Yes I'm joking and referring to the FBI dropping charges when there is no criminal intent. I continue to forget to use "lol"

Back on subject and humor: this forum needs a special tribunal to adjudicate issues of intent: spot burning; stocked vs wild vs native; handling of trout for the camera.
 
RCFetter wrote:
ryansheehan wrote:
He said no damage to the opercular tissue, that the fish were beautiful, therefore intent is proven, judges say......... spot burner!!!!!!!! Trike I'm not sure you and I have ever spoken so I hope you know I'm joking you can never be sure when communicating over text.

Yes I'm joking and referring to the FBI dropping charges when there is no criminal intent.

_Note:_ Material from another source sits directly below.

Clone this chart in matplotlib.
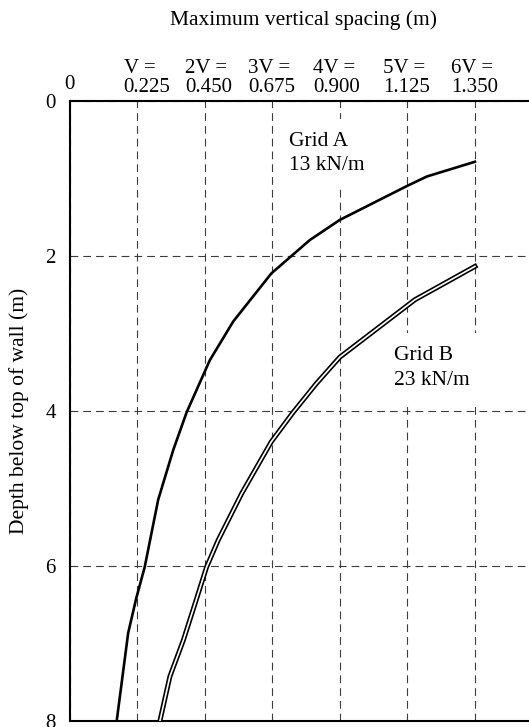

I continue to forget to use "lol"

Back on subject and humor: this forum needs a special tribunal to adjudicate issues of intent: spot burning; stocked vs wild vs native; handling of trout for the camera.

I like it!
 
Stocked. Likely holdover.

Aside from chunk, tail is abraded. Line between white and black on anal fin is bumpy, not straight. The damaged gill cover. Size is about right for a holdover stocked fish. And holdover explains the good color just fine.

Could be wrong, but that's just my opinion, and it's a tweener, there's identifiers that point to wild too. The location, though a holdover can be miles and miles from "home". The spot pattern is actually more typical of a native strain. And that black/white line on the anal isn't all that bad, worse than typical for wild but better than typical for stocked. So my call is with the caveat that it's not an open shut case either way.

At the very least, guessing he's been in the stream at least since fall, if not last spring.
 
Not sure on this one.
One indicator that suggests wild to me is the deep red color of the fins. Stocked STs typically have fins in the orange range. The beat up tail could be spawning.

Whatever the case, a very nice fish indeed.